Sunday, May 09, 2010

The economics of the vegetables, drugs and Charles Stross

When I bought my place, I put in two vegetable patches - a couple of railway sleepers, digging two spades depth of dirt out, a ton or so of dirt from my local landscaper; and about $80 of compost.

Add to that, seedlings - one disaster with the first lot, but then a second batch - call it $100; some growth feed and a few tools - gloves, water efficient dripping hose things, etc.

A few minutes of my time each day (fill 3 watering cans twice a day) through summer, and less so now it's winter; and what do I have to show for it?

4-8 pumpkins
5-10 kg of Capscicum
5-15 kg of cherry tomato
1-3kg of roma tomato
3 watermelons
Enough basil to choke a donkey
10-20kg of Zucchini
1.5 Cups of chili (hot)
4-6 cobs of corn
5 leeks

With this, I've made a freezer full of soups; frozen ingredients; and more. On weekends, my girlfriend and I eat vegetarian - our normal spend for a delicious meal is around $4 to get other ingredients - we make double quantities and freeze the rest.

At the moment, I've eaten for around 40 days (5 months * weekends) using about 80% home grown produce; and still have an excess - I would estimate at least another 40 days worth of produce is available in one form or another.

My expenses have been little. I could probably slash the cost of growing by starting from seed - it's much cheaper than seedlings. I could probably not let everything die in a heatwave and have to start over. Next year, I'll be constructing further vegetable patches on the rest of my block.

Next year, it'll also be much more of a study - I'll be measuring, weighing, and recording the raw amount of produce I'm making - I want to see if I stack up against others.

If you had told me $282ish USD makes $2431 USD of vegetables; I would never have believed you before now.
It is clear though why we stopped being a hunter gatherer society and moved over to agriculture - I simply had no idea how much of a ROI it actually was prior to this.

I wonder how many people could be convinced to join in a garden collective? Tear up the back lawns of a whole street; and have the collective plant and maintain crops. You pay setup ($300 AUD once off) and maintenance costs (Call it a dollar a day or something related to land size used, $365ish AUD per annum); and the pay off is produce. People share the workload; and can barter amongst themselves for different crops.

What else would you do if you had something with a limited scale (your ability to own and work land); but a high ROI for small amounts?

In terms of making a profit as a side job: forget software engineering - the work is hard and undervalued; forget solar panels - the payback period too slow and the upfront costs are too high.

What probably makes me grind my teeth the most; because of its illegal nature, the economics of marijuana must be staggeringly better - traded off against the risk. You cannot participate in a value-adding economy with drug crops in general - I'm not aware of many commercially viable marijuana by-products.
The value is only there by the fact it's illegal - so folks of dubious merit are no doubt making a fair amount out of it for minimal effort. This annoys me greatly.
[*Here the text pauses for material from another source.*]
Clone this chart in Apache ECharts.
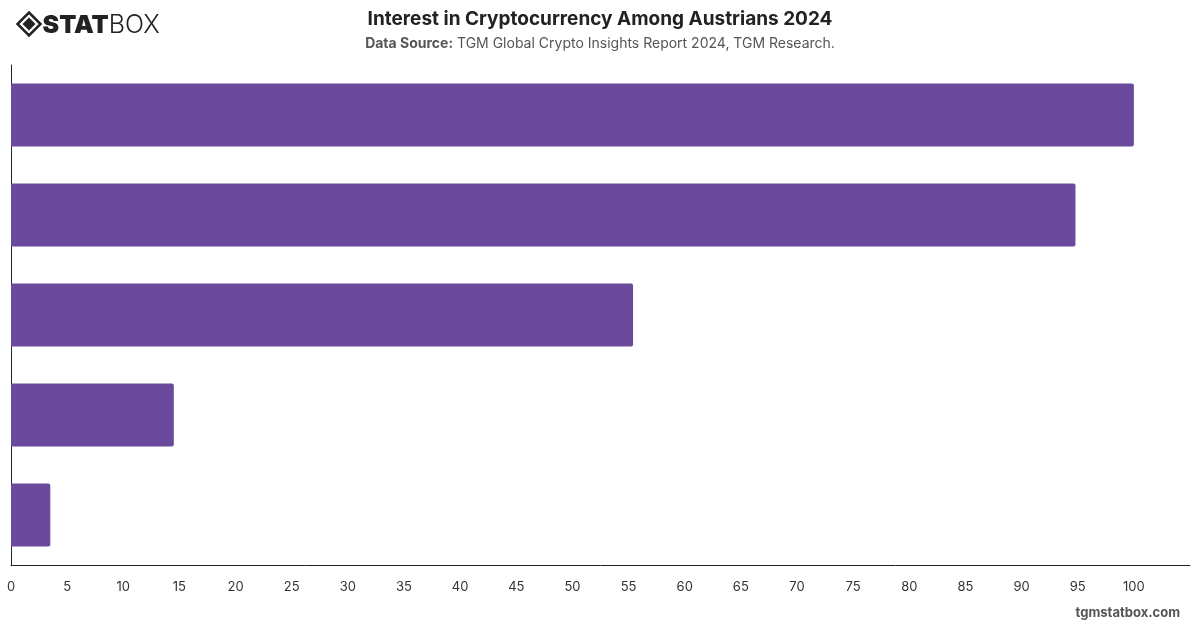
<!DOCTYPE html>
<html><head><meta charset="utf-8">
<script src="https://cdn.jsdelivr.net/npm/echarts@6/dist/echarts.min.js"></script>
<style>html,body{margin:0;padding:0;background:#fff}#c{width:1200px;height:628px}</style>
</head><body><div id="c"></div>
<script>
const categories = ["A", "B", "C", "D", "E"];
const values = [100, 94.8, 55.4, 14.5, 3.5];
const xTicks = { min: 0, max: 105, interval: 5 };
const titleText = "Interest in Cryptocurrency Among Austrians 2024";
const sourceLabel = "Data Source:";
const sourceText = " TGM Global Crypto Insights Report 2024, TGM Research.";

const chart = echarts.init(document.getElementById('c'), null, {renderer: 'canvas'});
const font = '"Helvetica Neue", Inter, "Liberation Sans", Arial, sans-serif';
chart.setOption({
  animation: false,
  backgroundColor: '#fff',
  title: {
    text: titleText,
    left: 'center', top: 5,
    textStyle: { fontFamily: font, fontSize: 19, fontWeight: 'bold', color: '#222' },
    subtext: '{b|' + sourceLabel + '}{n|' + sourceText + '}',
    itemGap: 8,
    subtextStyle: { rich: {
      b: { fontFamily: font, fontSize: 14, fontWeight: 'bold', color: '#555' },
      n: { fontFamily: font, fontSize: 14, color: '#555' }
    } }
  },
  grid: { left: 11, right: 10, top: 65, bottom: 63, containLabel: false },
  xAxis: {
    type: 'value', min: xTicks.min, max: xTicks.max, interval: xTicks.interval,
    axisLine: { show: true, lineStyle: { color: '#222', width: 1 } },
    axisTick: { show: false },
    splitLine: { show: false },
    axisLabel: {
      fontFamily: font, fontSize: 13, color: '#333', margin: 16,
      formatter: v => v > 100 ? '' : String(v)
    }
  },
  yAxis: {
    type: 'category', data: categories, inverse: true,
    axisLine: { show: true, lineStyle: { color: '#222', width: 1 } },
    axisTick: { show: false },
    axisLabel: { show: false }
  },
  series: [{
    type: 'bar', data: values, barWidth: '63%',
    itemStyle: { color: '#6A4A9C', borderRadius: [0, 2, 2, 0] }
  }],
  graphic: [
    { type: 'group', left: 15, top: 10, children: [
      { type: 'polygon', shape: { points: [[11.5,0],[23,11.5],[11.5,23],[0,11.5]] }, style: { fill: 'none', stroke: '#222', lineWidth: 2.5 } },
      { type: 'polygon', shape: { points: [[11.5,5],[18,11.5],[11.5,18],[5,11.5]] }, style: { fill: '#222' } },
      { type: 'text', x: 25, y: 0, style: {
        text: '{a|STAT}{b|BOX}',
        rich: {
          a: { fontFamily: font, fontSize: 25, fontWeight: 900, fill: '#222', lineHeight: 25 },
          b: { fontFamily: font, fontSize: 25, fontWeight: 300, fill: '#222', lineHeight: 25 }
        }
      } }
    ]},
    { type: 'text', right: 20, top: 607, style: { text: 'tgmstatbox.com', font: 'bold 13px ' + font, fill: '#555' } }
  ]
});
</script></body></html>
When you contrast that with the "American dream" (or any western culture like Australia) of everyone becoming "rich" by simply working hard at your career, buying a property or maybe two and retiring happily; the idea that people who are generally stupider, less skilled but simply less risk adverse than I are in scenarios where they have much better revenue grates very harshly on my nerves.
I don't think many of the working public would like the idea either (those that aren't tempted by the idea!), if the financial aspects of were laid out in front of them.

Which, I suppose, brings me in a rambling incoherent way, to my next topic of fascination - Charles Stross and the Merchant Princes stories. I'm most of the way through the series, and utterly enthralled.
If any of the subjects in this post have interested you in the slightest; then these books are right up your alley.